For years, commodities and energy delivered world-beating returns to emerging market investors. Yet in recent years there are signs of a shift, says Todd Henry, equity portfolio specialist at T.Rowe Price.
With the China tailwind no longer as strong as before demand for oil and metals will not be as robust as in the past decade, Henry says. But in China as well as elsewhere, disposable incomes have risen as a result of the fast economic growth these countries experienced in the past decade.
Check out the following two graphics from T.Rowe Price.
The first figure shows that in the ten years to December 2007, just before the global financial crisis erupted, emerging equities returned 300 percent in dollar terms. The two sectors that won the returns race in this period were energy and commodities, with dollar-based returns of around 650 percent. This is not surprising, given the enormous surge in Chinese demand for all manner of commodities, from oil to steel, as it fired up its exporters’ factories and embarked on a frenzy of infrastructure improvements.

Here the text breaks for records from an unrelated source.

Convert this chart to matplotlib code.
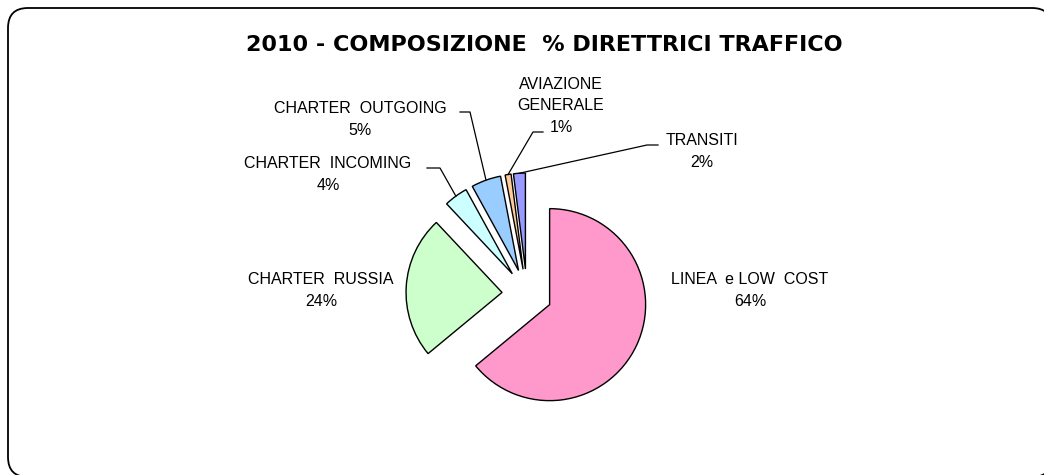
import matplotlib
matplotlib.use('Agg')
import matplotlib.pyplot as plt
from matplotlib.patches import FancyBboxPatch
import numpy as np

labels = ['LINEA  e LOW  COST', 'CHARTER  RUSSIA', 'CHARTER  INCOMING',
          'CHARTER  OUTGOING', 'AVIAZIONE\nGENERALE', 'TRANSITI']
values = [64, 24, 4, 5, 1, 2]
colors = ['#FF99CC', '#CCFFCC', '#CCFFFF', '#99CCFF', '#FFCC99', '#9999FF']

W, H = 1044, 475
fig = plt.figure(figsize=(W / 100, H / 100), dpi=100)
ax = fig.add_axes([0, 0, 1, 1])

# rounded frame around the chart
frame = FancyBboxPatch((8, -2), 1044, 469, boxstyle='round,pad=0,rounding_size=20',
                       fc='white', ec='black', lw=1.3, zorder=0)
ax.add_patch(frame)

cx, cy, r = 527, 181, 96
expl = 25  # pie explode is in data units (pixels here)
wedges, _ = ax.pie(values, colors=colors, startangle=90, counterclock=False,
                   center=(cx, cy), radius=r, explode=[expl] * len(values),
                   wedgeprops=dict(edgecolor='black', linewidth=1.0), frame=True)
ax.set_xlim(0, W)
ax.set_ylim(0, H)
ax.set_aspect('equal')
ax.axis('off')

def edge_point(w):
    ang = np.deg2rad((w.theta1 + w.theta2) / 2)
    d = r + expl
    return cx + d * np.cos(ang), cy + d * np.sin(ang)

lab_font = dict(family=['Liberation Sans', 'DejaVu Sans'], fontsize=11.5, linespacing=1.55,
                ha='center', va='center')
pcts = [f'{v}%' for v in values]

# big slices: plain labels beside the pie
ax.text(750, 184.5, labels[0] + '\n' + pcts[0], **lab_font)
ax.text(321, 184.5, labels[1] + '\n' + pcts[1], **lab_font)

# small slices: labels with leader lines
small = [
    (2, (328, 300.5), (427, 307), (440, 307)),
    (3, (360, 355.5), (460, 363), (470, 363)),
    (4, (561, 369), (543, 343), (533, 343)),
    (5, (702, 323.5), (658, 330), (647, 330)),
]
for i, txt_xy, p0, p1 in small:
    ax.text(txt_xy[0], txt_xy[1], labels[i] + '\n' + pcts[i], **lab_font)
    ex, ey = edge_point(wedges[i])
    ax.plot([p0[0], p1[0], ex], [p0[1], p1[1], ey], color='black', lw=0.9)

ax.text(544, 430, '2010 - COMPOSIZIONE  % DIRETTRICI TRAFFICO', ha='center', va='center',
        fontsize=16, fontweight='bold', family='DejaVu Sans')

fig.savefig('out.png', dpi=100)
plt.close(fig)
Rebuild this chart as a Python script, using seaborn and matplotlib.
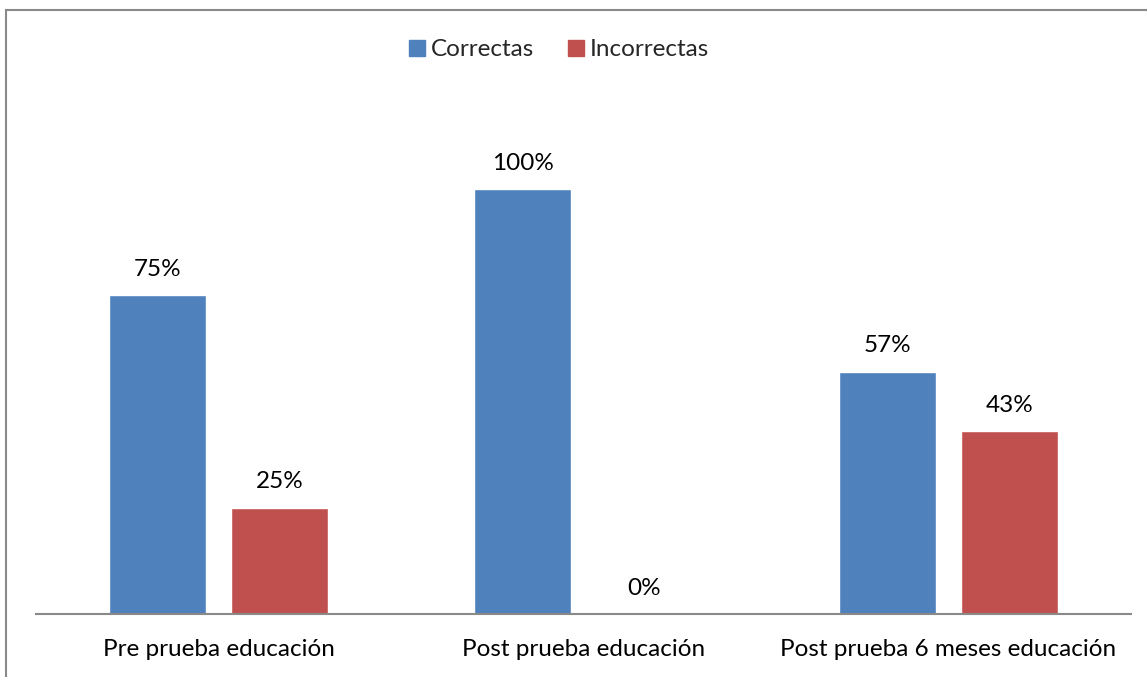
import matplotlib
matplotlib.use("Agg")
import matplotlib.pyplot as plt
from matplotlib.patches import Rectangle
import seaborn as sns
import pandas as pd

categories = ["Pre prueba educación", "Post prueba educación", "Post prueba 6 meses educación"]
series_names = ["Correctas", "Incorrectas"]
correctas = [75, 100, 57]
incorrectas = [25, 0, 43]
colors = ["#4F81BD", "#C0504D"]

df = pd.DataFrame({
    "categoria": categories * 2,
    "respuesta": [series_names[0]] * 3 + [series_names[1]] * 3,
    "valor": correctas + incorrectas,
})

sns.set_theme(style="white")
plt.rcParams["font.family"] = ["Lato", "DejaVu Sans"]

W, H = 1147, 677
fig = plt.figure(figsize=(W / 100, H / 100), dpi=100)

# outer chart frame (runs off the right and bottom edges)
fig.patches.append(Rectangle((6 / W, -0.05), 1.2, 1 - 10 / H + 0.05,
                             transform=fig.transFigure, fill=False,
                             edgecolor="#898989", linewidth=1.5))

ax = fig.add_axes([36 / W, (H - 614) / H, 1095 / W, 510 / H])
sns.barplot(data=df, x="categoria", y="valor", hue="respuesta",
            palette=colors, width=0.667, gap=0.2, saturation=1,
            ax=ax, legend=False)

ax.set_xlim(-0.5, 2.5)
ax.set_ylim(0, 120)
ax.set_xlabel("")
ax.set_ylabel("")
ax.set_yticks([])
for side in ["top", "right", "left"]:
    ax.spines[side].set_visible(False)
ax.spines["bottom"].set_color("#898989")
ax.spines["bottom"].set_linewidth(1.5)
ax.tick_params(axis="x", length=0, pad=18, labelsize=17.5, labelcolor="#000000")
ax.patch.set_alpha(0)

for container in ax.containers:
    ax.bar_label(container, labels=[f"{v:.0f}%" for v in container.datavalues],
                 padding=11, fontsize=17.5, color="#000000")

handles = [Rectangle((0, 0), 1, 1, color=c) for c in colors]
fig.legend(handles, series_names, loc="center", bbox_to_anchor=(559 / W, 1 - 50 / H),
           ncol=2, frameon=False, fontsize=17.5, handlelength=0.65, handleheight=0.65,
           handletextpad=0.25, columnspacing=1.4)

fig.savefig("out.png", dpi=100)
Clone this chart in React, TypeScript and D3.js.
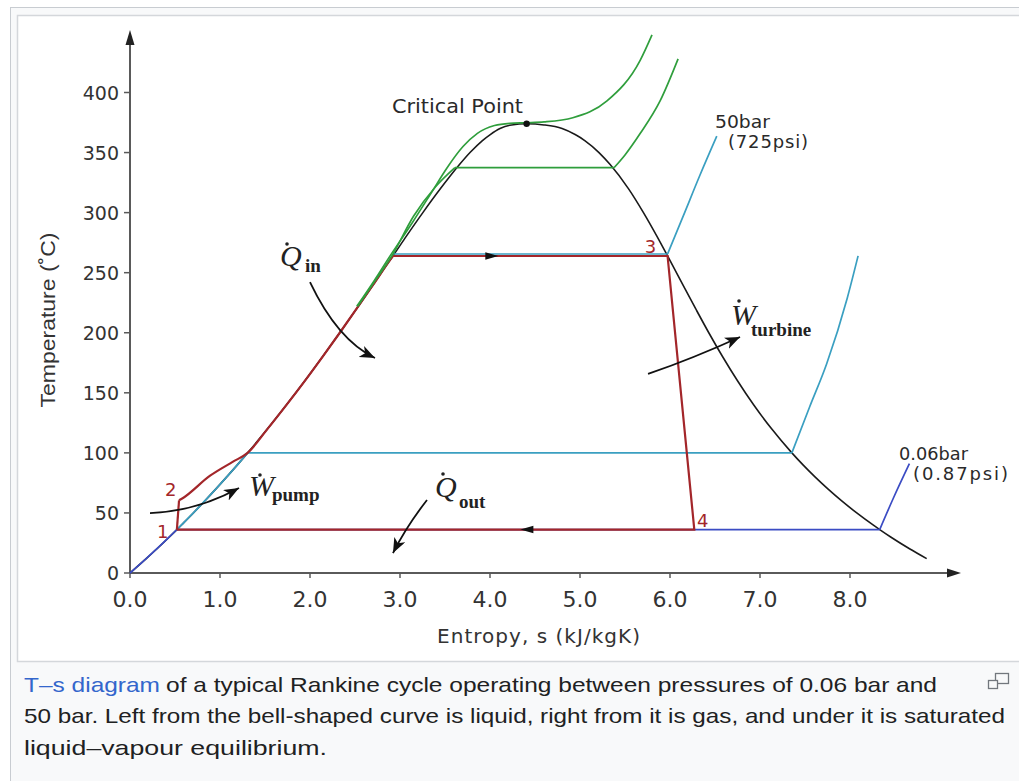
import React from "react";
import * as d3 from "d3";

type P = [number, number];

// ---------- data ----------
const xTicks = [0, 1, 2, 3, 4, 5, 6, 7, 8];
const yTicks = [0, 50, 100, 150, 200, 250, 300, 350, 400];

// saturation dome of water: temperature (°C), liquid entropy, vapour entropy (kJ/kgK)
const satT = [0.01, 12, 20, 30, 36.16, 40, 50, 60, 70, 80, 90, 100, 120, 140, 160, 180, 200, 220, 240, 260, 263.9, 280, 300, 320, 340, 350, 360, 365, 370, 373, 373.95];
const satSf = [0, 0.18, 0.297, 0.437, 0.521, 0.572, 0.704, 0.831, 0.955, 1.075, 1.193, 1.307, 1.528, 1.739, 1.943, 2.139, 2.331, 2.518, 2.702, 2.884, 2.921, 3.067, 3.254, 3.45, 3.661, 3.778, 3.916, 4.003, 4.111, 4.24, 4.407];
const satSg = [9.155, 8.852, 8.666, 8.452, 8.33, 8.256, 8.075, 7.908, 7.754, 7.611, 7.478, 7.354, 7.129, 6.929, 6.75, 6.585, 6.431, 6.285, 6.142, 6.001, 5.973, 5.857, 5.705, 5.538, 5.335, 5.211, 5.053, 4.946, 4.801, 4.6, 4.407];
const domeEndT = 12;

// isobars: saturation temperatures and superheated branches (s, T)
const tsatLow = 36.16; // 0.06 bar
const tsatAtm = 100; // 1 bar
const tsatHigh = 263.9; // 50 bar
const vapourLow: P[] = [[8.33, 36.16], [8.48, 62], [8.66, 91]];
const vapourAtm: P[] = [[7.354, 100], [7.55, 138], [7.74, 174], [7.97, 229], [8.09, 264]];
const vapourHigh: P[] = [[5.973, 263.9], [6.15, 296], [6.33, 329], [6.52, 362]];
const liquid140: P[] = [[2.53, 222], [2.72, 243], [2.91, 264], [3.15, 297], [3.4, 322], [3.61, 337.5]];
const vapour140: P[] = [[5.38, 337.5], [5.5, 348], [5.67, 366], [5.89, 393], [6.09, 428]];
const critical221: P[] = [[2.52, 222], [2.71, 243], [2.89, 264], [3.14, 292], [3.36, 318], [3.52, 337], [3.7, 355], [3.86, 366], [4.05, 372.5], [4.22, 374.3], [4.41, 374.8], [4.6, 375.5], [4.92, 379], [5.3, 393], [5.67, 427], [5.8, 448]];

// Rankine cycle state points
const state1: P = [0.521, 36.16];
const state2: P = [0.545, 60.5];
const state3: P = [5.973, 263.9];
const state4: P = [6.27, 36.16];
const pumpHeating: P[] = [[0.545, 60.5], [0.58, 62], [0.89, 81], [1.14, 92.5]];
const criticalPoint: P = [4.407, 373.95];

const cycleArrows = [
  { at: [4.02, 263.9] as P, dir: 1 },
  { at: [4.41, 36.16] as P, dir: -1 },
];

const annArrows: { p0: P; c: P; p2: P }[] = [
  { p0: [2.0, 242.2], c: [2.306, 194.0], p2: [2.722, 179.0] },
  { p0: [0.222, 49.9], c: [0.733, 51.2], p2: [1.211, 70.8] },
  { p0: [3.3, 60.8], c: [3.067, 38.3], p2: [2.922, 16.6] },
  { p0: [5.756, 165.7], c: [6.267, 179.0], p2: [6.778, 196.5] },
];

const annLabels = [
  { sym: "Q", sub: "in", at: [1.667, 255.6] as P, dot: [7, -22], subOff: [25, 6] },
  { sym: "W", sub: "pump", at: [1.322, 64.1] as P, dot: [11, -21], subOff: [23, 5] },
  { sym: "Q", sub: "out", at: [3.389, 63.3] as P, dot: [8, -23], subOff: [24, 11] },
  { sym: "W", sub: "turbine", at: [6.678, 206.4] as P, dot: [8, -24], subOff: [20, 11] },
];

const stateLabels = [
  { t: "1", at: [0.3, 29.5] as P },
  { t: "2", at: [0.39, 63.7] as P },
  { t: "3", at: [5.72, 266.4] as P },
  { t: "4", at: [6.3, 38.3] as P },
];

// ---------- helpers ----------
const x = d3.scaleLinear().domain([0, 8]).range([130, 850]);
const y = d3.scaleLinear().domain([0, 400]).range([573, 92.5]);
const lineM = d3.line<P>().x((d) => x(d[0])).y((d) => y(d[1])).curve(d3.curveMonotoneX);
const lineL = d3.line<P>().x((d) => x(d[0])).y((d) => y(d[1]));

const liquidPts: P[] = satT.map((t, i) => [satSf[i], t] as P);
const vapourPts: P[] = satT
  .map((t, i) => [satSg[i], t] as P)
  .filter((d) => d[1] >= domeEndT)
  .reverse();
const dome: P[] = [...liquidPts, ...vapourPts.slice(1)];

const idx = (t: number) => satT.indexOf(t);
const liqBetween = (a: number, b: number) => liquidPts.filter((d) => d[1] >= a && d[1] <= b);

const RED = "#a3262a";
const CYAN = "#3a9fc1";
const BLUE = "#3b4cc4";
const GREEN = "#2f9e3c";

export default function App() {
  const sans = "'DejaVu Sans', Verdana, sans-serif";
  const cap = "'Liberation Sans', Arial, sans-serif";
  const serif = "'Liberation Serif', 'Times New Roman', serif";

  const redHeat: P[] = [...pumpHeating, ...liqBetween(tsatAtm, tsatHigh)];
  const redLoop: P[] = [[satSf[idx(tsatHigh)], tsatHigh], state3, state4, state1];

  return (
    <svg
      width={1019}
      height={781}
      style={{ position: "absolute", left: 0, top: 0, background: "#fff" }}
    >
      <defs>
        <marker id="ah" markerUnits="userSpaceOnUse" markerWidth={17} markerHeight={13} refX={15} refY={6} orient="auto">
          <path d="M0,0 L15,6 L0,12 L4,6 Z" fill="#111" />
        </marker>
      </defs>

      {/* frame */}
      <rect x={10.5} y={7.5} width={1040} height={800} fill="#f8f9fa" stroke="#c8ccd1" />
      <rect x={17.5} y={15.5} width={1040} height={646} fill="#fff" stroke="#d4d7db" strokeWidth={1.5} />

      {/* axes */}
      <g stroke="#5a5a5a" strokeWidth={2} fill="none">
        <line x1={x(0)} y1={y(0)} x2={x(0)} y2={42} />
        <line x1={x(0)} y1={y(0)} x2={950} y2={y(0)} />
        {yTicks.map((t) => (
          <line key={"yt" + t} x1={x(0) - 6} x2={x(0)} y1={y(t)} y2={y(t)} strokeWidth={1.5} />
        ))}
        {xTicks.map((t) => (
          <line key={"xt" + t} x1={x(t)} x2={x(t)} y1={y(0)} y2={y(0) + 5} strokeWidth={1.5} />
        ))}
      </g>
      <path d={`M${x(0)},30 L${x(0) + 4.5},45 L${x(0) - 4.5},45 Z`} fill="#222" />
      <path d={`M961,${y(0)} L947,${y(0) - 4.5} L947,${y(0) + 4.5} Z`} fill="#222" />

      <g fontFamily={sans} fill="#333">
        {yTicks.map((t) => (
          <text key={"yl" + t} x={119} y={y(t) + 7} fontSize={19} textAnchor="end">
            {t}
          </text>
        ))}
        {xTicks.map((t) => (
          <text key={"xl" + t} x={x(t)} y={607} fontSize={22} textAnchor="middle">
            {t.toFixed(1)}
          </text>
        ))}
        <text x={437} y={643} fontSize={20} textLength={203} lengthAdjust="spacing">
          Entropy, s (kJ/kgK)
        </text>
      </g>
      <text
        transform="translate(55,320) rotate(-90)"
        fontFamily={cap}
        fontSize={21}
        fill="#333"
        textAnchor="middle"
        textLength={175}
        lengthAdjust="spacingAndGlyphs"
      >
        Temperature (˚C)
      </text>

      {/* saturation dome */}
      <path d={lineM(dome) || ""} fill="none" stroke="#1a1a1a" strokeWidth={1.6} />

      {/* 1 bar isobar */}
      <g fill="none" stroke={CYAN} strokeWidth={1.7}>
        <path d={lineM(liqBetween(tsatLow, tsatAtm)) || ""} />
        <path d={lineL([[satSf[idx(tsatAtm)], tsatAtm], [satSg[idx(tsatAtm)], tsatAtm]]) || ""} />
        <path d={lineM(vapourAtm) || ""} />
      </g>
      {/* 50 bar isobar */}
      <g fill="none" stroke={CYAN} strokeWidth={1.7} transform="translate(0,-2)">
        <path d={lineL([[satSf[idx(tsatHigh)], tsatHigh], [satSg[idx(tsatHigh)], tsatHigh]]) || ""} />
        <path d={lineM(vapourHigh) || ""} />
      </g>
      {/* 0.06 bar isobar */}
      <g fill="none" stroke={BLUE} strokeWidth={1.7}>
        <path d={lineM(liqBetween(0, tsatLow)) || ""} />
        <path d={lineL([[satSf[idx(tsatLow)], tsatLow], [satSg[idx(tsatLow)], tsatLow]]) || ""} />
        <path d={lineM(vapourLow) || ""} />
      </g>

      {/* Rankine cycle */}
      <g fill="none" stroke={RED} strokeWidth={2.2} strokeLinejoin="miter">
        <path d={lineL([state1, state2]) || ""} />
        <path d={lineM(redHeat) || ""} />
        <path d={lineL(redLoop) || ""} />
      </g>

      {/* high pressure isobars */}
      <g fill="none" stroke={GREEN} strokeWidth={1.7}>
        <path d={lineM(liquid140) || ""} />
        <path d={lineL([liquid140[liquid140.length - 1], vapour140[0]]) || ""} />
        <path d={lineM(vapour140) || ""} />
        <path d={lineM(critical221) || ""} />
      </g>

      {cycleArrows.map((a, i) => {
        const cx = x(a.at[0]);
        const cy = y(a.at[1]);
        const d = a.dir;
        return (
          <path
            key={"ca" + i}
            d={`M${cx + d * 6.5},${cy} L${cx - d * 6.5},${cy - 3.8} L${cx - d * 6.5},${cy + 3.8} Z`}
            fill="#111"
          />
        );
      })}

      <circle cx={x(criticalPoint[0])} cy={y(criticalPoint[1])} r={3.2} fill="#111" />

      {/* labels */}
      <g fontFamily={sans} fill="#2a2a2a">
        <text x={392} y={113} fontSize={20} textLength={131} lengthAdjust="spacingAndGlyphs">
          Critical Point
        </text>
        <text x={715} y={128} fontSize={18} textLength={55} lengthAdjust="spacingAndGlyphs">
          50bar
        </text>
        <text x={728} y={148} fontSize={18} textLength={80} lengthAdjust="spacing">
          (725psi)
        </text>
        <text x={899} y={460} fontSize={18} textLength={69} lengthAdjust="spacingAndGlyphs">
          0.06bar
        </text>
        <text x={913} y={480} fontSize={18} textLength={95} lengthAdjust="spacing">
          (0.87psi)
        </text>
      </g>
      <g fontFamily={sans} fill={RED} fontSize={18}>
        {stateLabels.map((s) => (
          <text key={s.t} x={x(s.at[0])} y={y(s.at[1])}>
            {s.t}
          </text>
        ))}
      </g>

      {/* annotation arrows */}
      <g fill="none" stroke="#111" strokeWidth={1.8}>
        {annArrows.map((a, i) => (
          <path
            key={"aa" + i}
            d={`M${x(a.p0[0])},${y(a.p0[1])} Q${x(a.c[0])},${y(a.c[1])} ${x(a.p2[0])},${y(a.p2[1])}`}
            markerEnd="url(#ah)"
          />
        ))}
      </g>
      {annLabels.map((l, i) => {
        const ax = x(l.at[0]);
        const ay = y(l.at[1]);
        return (
          <g key={"al" + i} fill="#222">
            <text x={ax} y={ay} fontFamily={serif} fontStyle="italic" fontSize={30}>
              {l.sym}
            </text>
            <circle cx={ax + l.dot[0]} cy={ay + l.dot[1]} r={1.8} />
            <text x={ax + l.subOff[0]} y={ay + l.subOff[1]} fontFamily={serif} fontWeight="bold" fontSize={19}>
              {l.sub}
            </text>
          </g>
        );
      })}

      {/* caption */}
      <g fontFamily={cap} fontSize={21} fill="#202122">
        <text x={24} y={692} fill="#3366cc" textLength={136} lengthAdjust="spacingAndGlyphs">
          T–s diagram
        </text>
        <text x={166} y={692} textLength={771} lengthAdjust="spacingAndGlyphs">
          of a typical Rankine cycle operating between pressures of 0.06 bar and
        </text>
        <text x={24} y={723} textLength={981} lengthAdjust="spacingAndGlyphs">
          50 bar. Left from the bell-shaped curve is liquid, right from it is gas, and under it is saturated
        </text>
        <text x={24} y={755} textLength={303} lengthAdjust="spacingAndGlyphs">
          liquid–vapour equilibrium.
        </text>
      </g>
      <g fill="#f8f9fa" stroke="#72777d" strokeWidth={1.3}>
        <rect x={995.5} y={673.5} width={13} height={10} fill="none" />
        <rect x={988.5} y={680.5} width={9} height={8} />
      </g>
    </svg>
  );
}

The chart shows that consumer discretionary shares (comprising of auto or luxury goods makers) didn’t actually do too badly either, returning more than 300 percent. But they sat 5th in the rankings, beaten also by financials and healthcare in terms of returns. Shares in consumer staples (essential goods) came in sixth.
But take a look at the second chart showing sector returns between January 2008 and June 2012. What a turnaround. Now it is indeed the EM consumer who started to deliver, with consumer staples returning around 70 percent in this period while discretionaries provided returns of around 40 percent.